Ich hatte in Shibuya schon ein bisschen gescoutet, aber nichts wirklich passendes gefunden. Trotzdem schien es dort eher zu meinem Geldbeutel zu passen, und so fuhr ich nach Shibuya zurück. Tatsächlich war es aber nicht so einfach was zu finden. Die Izakayas waren rappelvoll, und irgendwie hatte ich nicht so große Lust den dritten Tag in Folge Ramen zu essen. Auch in Anbetracht meines jetzt wirklich großen Hungers überlegte ich kurz, ob ich nicht einfach doch zum McDonald gehen sollte.

Pferdefleisch im Mihachi

Abendessen im Mihachi Shibuya Eki-Mae

Im Endeffekt landete ich aber im Mihachi direkt am Bahnhof. Ich hatte kein Problem damit, dass das Restaurantetwas im Keller versteckt war – es sah gemütlich aus, eine lustige Mischung aus Eichenbalkenromantik und modernem Interieur. Aber am wichtigsten war mir sowieso das Essen. Es war dort sehr fleischlastig, was ja eigentlich bei mir nicht geht. Aber diesmal war ich neugierig. Die diversen Kobe-Rind-Platten waren mir dann doch zu teuer, Aber sie hatten auch Basashi, nicht nur das, sondern eine komplette Platte mit diversen Arten Pferdefleisch. Traditionell eben als Basashi gebraten, als Sashimi, als Würstchen, und so fort. Ich hatte schon in Takahasi ein bisschen Pferd gegessen und beschlossen, auf diesem Urlaub keine Berührungsängste zu haben.

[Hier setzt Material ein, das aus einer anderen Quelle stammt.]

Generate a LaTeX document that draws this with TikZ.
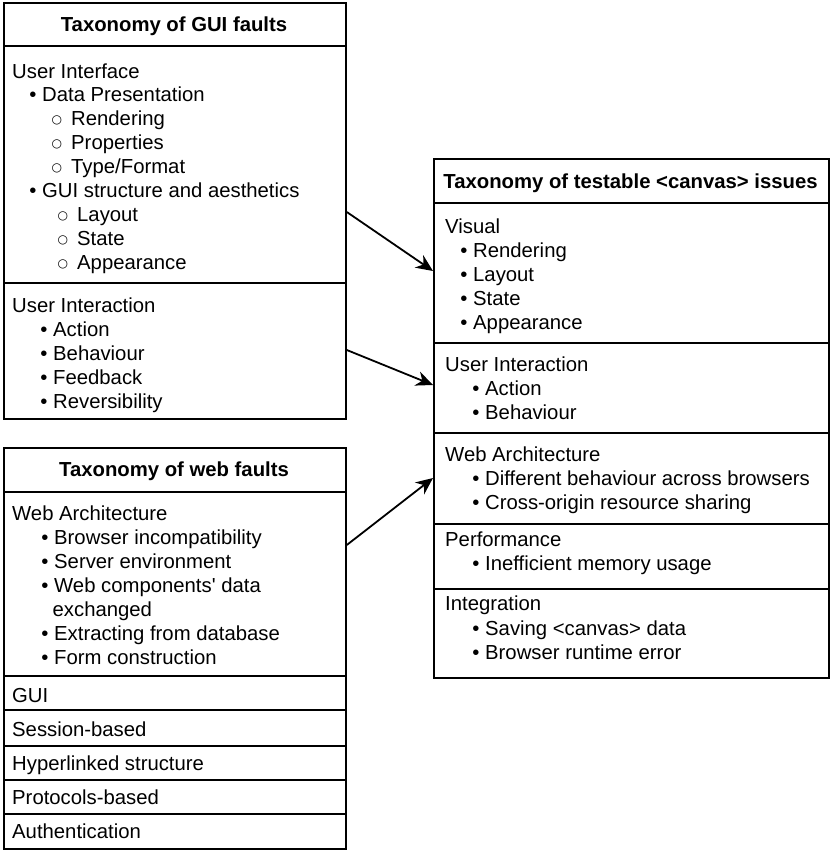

Es war dann auch wahnsinnig lecker, reichlich und nicht sehr teuer. Dazu bestellte ich noch einen Shōchū, ganz traditionell mit grünem Tee verdünnt – man kann ja nicht immer Sake trinken. Gut gesättigt und zufrieden machte ich mich auf den Heimweg. Es war ein langer, aber auch sehr spannender Tag gewesen.

Abendessen im Mihachi Shibuya Eki-Mae
Abendessen im Mihachi Shibuya Eki-Mae. Eine große Auswahl an Basashi – Pferdefleisch! Da muss man sich erst einmal dran gewöhnen, es war aber mega lecker!